Understanding the architecture
The physical architecture of your i2 Analyze deployment both affects and is affected by how you acquire and transform external data for the Information Store. Depending on the architecture, you might need to perform more deployment tasks before you can run data ingestion commands.
About this task
A complete solution for loading and ingesting data into the Information Store has four mandatory architectural components:
The i2 Analyze server, and in particular the deployment toolkit that it contains
The database management system that contains the Information Store and the staging tables
An external data source
The ETL logic that transforms the source data and loads it into the staging tables
Note: In addition to the mandatory components, you can opt to include a component that prepares your data for correlation, such as a matching engine or a context computing platform. These components can help you to determine when data in multiple different sources represents the same real-world "thing". This preparation of your data might occur as part of your ETL logic, or between an external data source and the ETL logic.
i2 Analyze supports physical architectures in which the database is hosted on the same server as the application, or on a different one. You can also choose to locate your ETL logic on the same server as the i2 Analyze application, or on the same server as the database, or on an entirely separate server.
The process of transforming source data can be demanding, especially if the requirements are complex or the volume is high. There are also scenarios in which you might want to automate the process of loading and then ingesting the external data. Ultimately, the architecture that you decide upon depends on the needs and constraints of your deployment.
The following diagram shows some of the permutations. The examples in the upper-left and upper-right quadrants represent deployments in which the ETL logic (implemented by a tool like IBM DataStage, for example) is co-hosted with the i2 Analyze application. The database can be on the same or a separate server; the solid arrows show data flow between the components during data load and ingestion.
The examples in the lower-left and lower-right quadrants represent deployments in which the ETL logic is on a separate server from the i2 Analyze application. (Typically, the ETL logic is hosted alongside the database or the external data source.) To enable the architecture, those deployments include the ETL toolkit, which is a cut-down version of the main deployment toolkit that targets only data ingestion.
When you need the ETL toolkit, you can generate it on the i2 Analyze server, and copy it to the server that hosts the ETL logic. When the ETL toolkit is properly configured, your ETL logic can run toolkit commands without reference to the rest of the deployment. If you decide to use the ETL toolkit, the next step is to deploy it. If not, you can move on to creating staging tables in the database.
Procedure
As the diagrams show, the ETL toolkit is most likely to be useful in deployments where the i2 Analyze application and the ETL logic are on separate servers. As you plan your approach to ingestion, consider the following:
If the ETL logic is relatively simple and data volumes are low, there are benefits to colocating as many components as you can, especially in a new deployment.

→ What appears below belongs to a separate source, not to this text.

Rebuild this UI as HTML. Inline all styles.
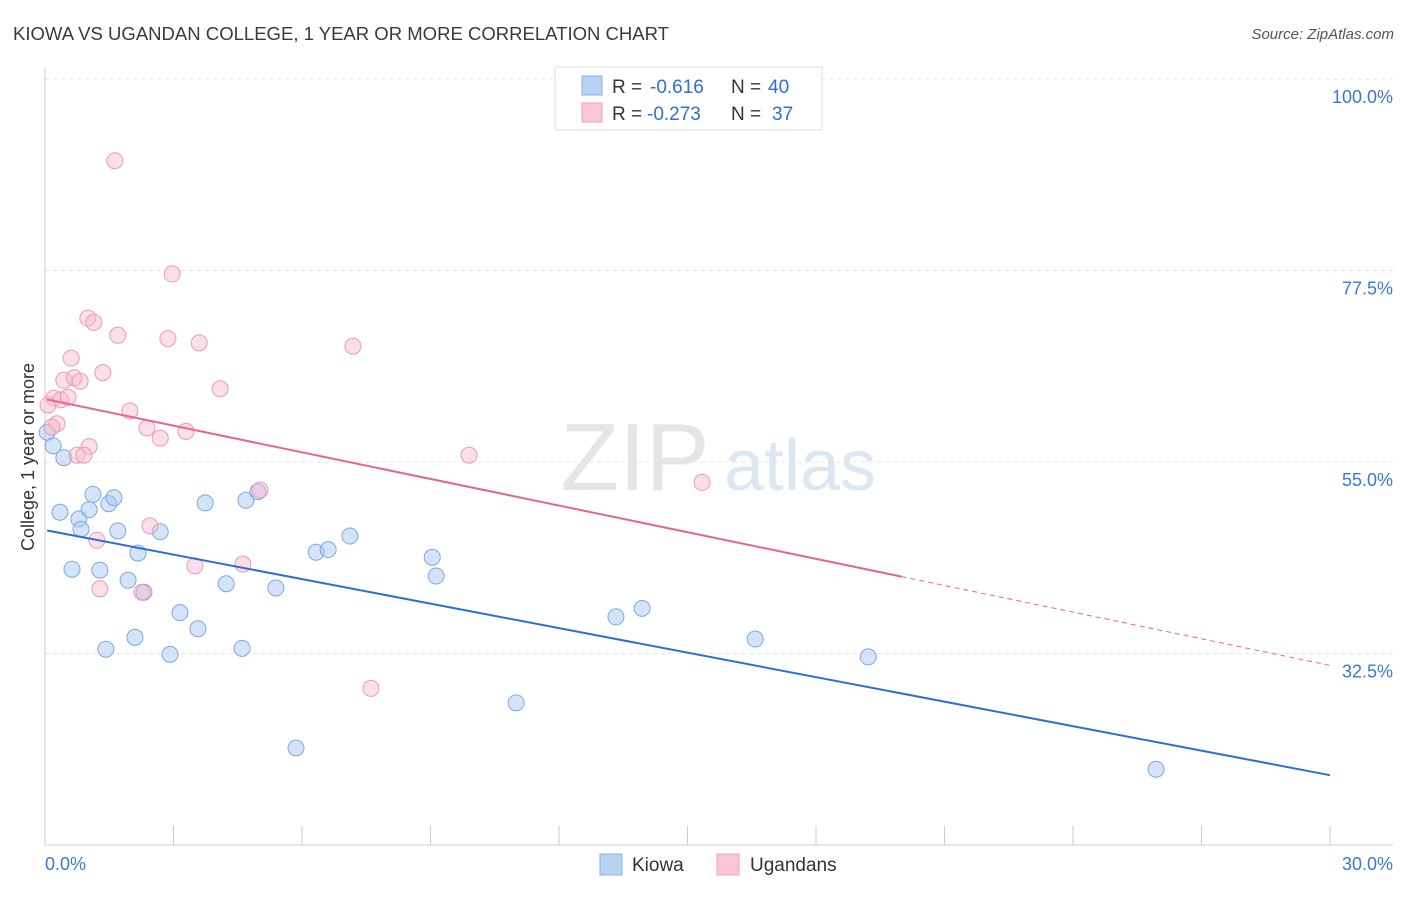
<!DOCTYPE html>
<html><head><meta charset="utf-8"><style>
body{margin:0;background:#fff;font-family:"Liberation Sans",sans-serif;}
svg text{font-family:"Liberation Sans",sans-serif;}
</style></head><body>
<svg id="chart" width="1406" height="892" xmlns="http://www.w3.org/2000/svg">
<text x="13" y="40" font-size="18" fill="#3a3a3a" textLength="656" lengthAdjust="spacingAndGlyphs">KIOWA VS UGANDAN COLLEGE, 1 YEAR OR MORE CORRELATION CHART</text>
<text x="1394" y="39" font-size="15" fill="#555" text-anchor="end" font-style="italic">Source: ZipAtlas.com</text>
<g opacity="0.3">
<text x="635" y="490" font-size="96" fill="#aaa" text-anchor="middle" font-family="Liberation Serif">ZIP</text>
<text x="800" y="490" font-size="72" fill="#8fb1dd" text-anchor="middle">atlas</text>
</g>
<g id="grid"></g>
<g id="axes"></g>
<g id="marks"></g>
<text transform="translate(34,457) rotate(-90)" font-size="18" fill="#333" text-anchor="middle">College, 1 year or more</text>
<g>
<rect x="555" y="67" width="267" height="63" fill="#fff" stroke="#ddd"/>
<rect x="582" y="76" width="20" height="19" fill="#b8d2f3" stroke="#8ab0e0"/>
<text x="612" y="93" font-size="19" fill="#333">R =</text>
<text x="650" y="93" font-size="19" fill="#2c6fd6">-0.616</text>
<text x="731" y="93" font-size="19" fill="#333">N =</text>
<text x="768" y="93" font-size="19" fill="#2c6fd6">40</text>
<rect x="582" y="103" width="20" height="19" fill="#f9c6d6" stroke="#eea0b8"/>
<text x="612" y="120" font-size="19" fill="#333">R =</text>
<text x="647" y="120" font-size="19" fill="#2c6fd6">-0.273</text>
<text x="731" y="120" font-size="19" fill="#333">N =</text>
<text x="772" y="120" font-size="19" fill="#2c6fd6">37</text>
</g>
<g>
<rect x="600" y="854" width="22" height="21" fill="#b8d2f3" stroke="#8ab0e0"/>
<text x="632" y="871" font-size="19" fill="#333">Kiowa</text>
<rect x="717" y="854" width="22" height="21" fill="#f9c6d6" stroke="#eea0b8"/>
<text x="750" y="871" font-size="19" fill="#333">Ugandans</text>
</g>
</svg>
<script>
const kiowaX=[0.05,0.19,0.44,0.35,0.63,0.79,0.84,1.03,1.12,1.28,1.42,1.49,1.61,1.70,1.94,2.10,2.17,2.31,2.69,2.92,3.15,3.57,3.74,4.23,4.60,4.69,4.97,5.39,5.86,6.33,6.61,7.12,9.04,9.13,11.0,13.33,13.94,16.58,19.22,25.94];
const kiowaY=[58.5,56.9,55.5,49.1,42.4,48.3,47.1,49.4,51.2,42.3,33.0,50.1,50.8,46.9,41.1,34.4,44.3,39.7,46.8,32.4,37.3,35.4,50.2,40.7,33.1,50.5,51.5,40.2,21.4,44.4,44.7,46.3,43.8,41.6,26.7,36.8,37.8,34.2,32.1,18.9];
const ugX=[1.63,2.97,1.00,1.14,1.70,2.87,3.60,7.19,0.61,1.35,0.44,0.68,0.82,4.09,0.21,0.37,0.54,0.07,1.98,0.28,0.16,2.38,3.29,2.69,1.03,0.75,0.91,9.90,15.34,5.02,2.45,1.21,3.50,4.62,1.28,2.26,7.61];
const ugY=[90.4,77.1,71.9,71.4,69.9,69.5,69.0,68.6,67.2,65.5,64.6,64.9,64.5,63.6,62.5,62.3,62.6,61.7,61.0,59.5,59.1,59.0,58.6,57.8,56.8,55.8,55.8,55.8,52.6,51.7,47.5,45.8,42.8,43.0,40.1,39.7,28.4];
const kiowaTrend=[47.0,18.2];
const ugTrend=[62.4,31.1];
const ugSolidEnd=20;
const yTicks=[100,77.5,55,32.5];
const yTickLabels=["100.0%","77.5%","55.0%","32.5%"];
const xTickCount=10;

const NS="http://www.w3.org/2000/svg";
const X0=45,X1=1330,YT=79,PXPER=8.511;
const sx=v=>X0+(X1-X0)*v/30;
const sy=v=>YT+(100-v)*PXPER;
function mk(tag,attrs,parent){const e=document.createElementNS(NS,tag);for(const k in attrs)e.setAttribute(k,attrs[k]);document.getElementById(parent).appendChild(e);return e;}

yTicks.forEach((t,i)=>{
 const g=mk('line',{x1:45,x2:1393,y1:sy(t),y2:sy(t),stroke:'#e3e3e3','stroke-dasharray':'4,4'},'grid');
 
 
 const l=mk('text',{x:1393,y:sy(t)+24,'font-size':18,fill:'#3a78d6','text-anchor':'end'},'axes');
 l.textContent=yTickLabels[i];
 
 
});
const ax=mk('line',{x1:45,x2:45,y1:68,y2:845,stroke:'#ccc'},'axes');


const bx=mk('line',{x1:45,x2:1393,y1:845,y2:845,stroke:'#ccc'},'axes');


for(let i=1;i<=xTickCount;i++){
 const t=mk('line',{x1:sx(i*3),x2:sx(i*3),y1:826,y2:845,stroke:'#ccc'},'axes');
 
 
}
const xl0=mk('text',{x:45,y:870,'font-size':18,fill:'#3a78d6'},'axes');xl0.textContent='0.0%';


const xl1=mk('text',{x:1393,y:870,'font-size':18,fill:'#3a78d6','text-anchor':'end'},'axes');xl1.textContent='30.0%';



kiowaX.forEach((x,i)=>{
 const c=mk('circle',{cx:sx(x),cy:sy(kiowaY[i]),r:8,fill:'rgba(160,195,240,0.45)',stroke:'#7fa8e0','stroke-width':1},'marks');
 
 
});
ugX.forEach((x,i)=>{
 const c=mk('circle',{cx:sx(x),cy:sy(ugY[i]),r:8,fill:'rgba(248,185,205,0.45)',stroke:'#eb9ab5','stroke-width':1},'marks');
 
 
});
const kl=mk('line',{x1:sx(0.05),y1:sy(kiowaTrend[0]+(kiowaTrend[1]-kiowaTrend[0])*0.05/30),x2:sx(30),y2:sy(kiowaTrend[1]),stroke:'#2a6fd8','stroke-width':2},'marks');


const ugAt=x=>ugTrend[0]+(ugTrend[1]-ugTrend[0])*x/30;
const ul=mk('line',{x1:sx(0.05),y1:sy(ugAt(0.05)),x2:sx(ugSolidEnd),y2:sy(ugAt(ugSolidEnd)),stroke:'#e8648f','stroke-width':2},'marks');


const ud=mk('line',{x1:sx(ugSolidEnd),y1:sy(ugAt(ugSolidEnd)),x2:sx(30),y2:sy(ugTrend[1]),stroke:'#e8648f','stroke-width':1,'stroke-dasharray':'5,4'},'marks');


</script>
</body></html>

If your deployment requires separate servers from the start, or as it evolves over time, determine where the bottlenecks are. Is it limited by server speed or network speed?
If the ETL logic is taxing a server that hosts other components, consider moving the logic, but be aware of the increase in network traffic.
If the volume of data is taxing the network, consider colocating components when you are able. (You might not have permission to deploy components to some servers, for example.)
Results
By acting as a proxy for the i2 Analyze deployment toolkit, the ETL toolkit provides for more flexibility in your choice of architecture. In some circumstances you can separate the database, the ETL logic, and the i2 Analyze application without incurring a networking penalty.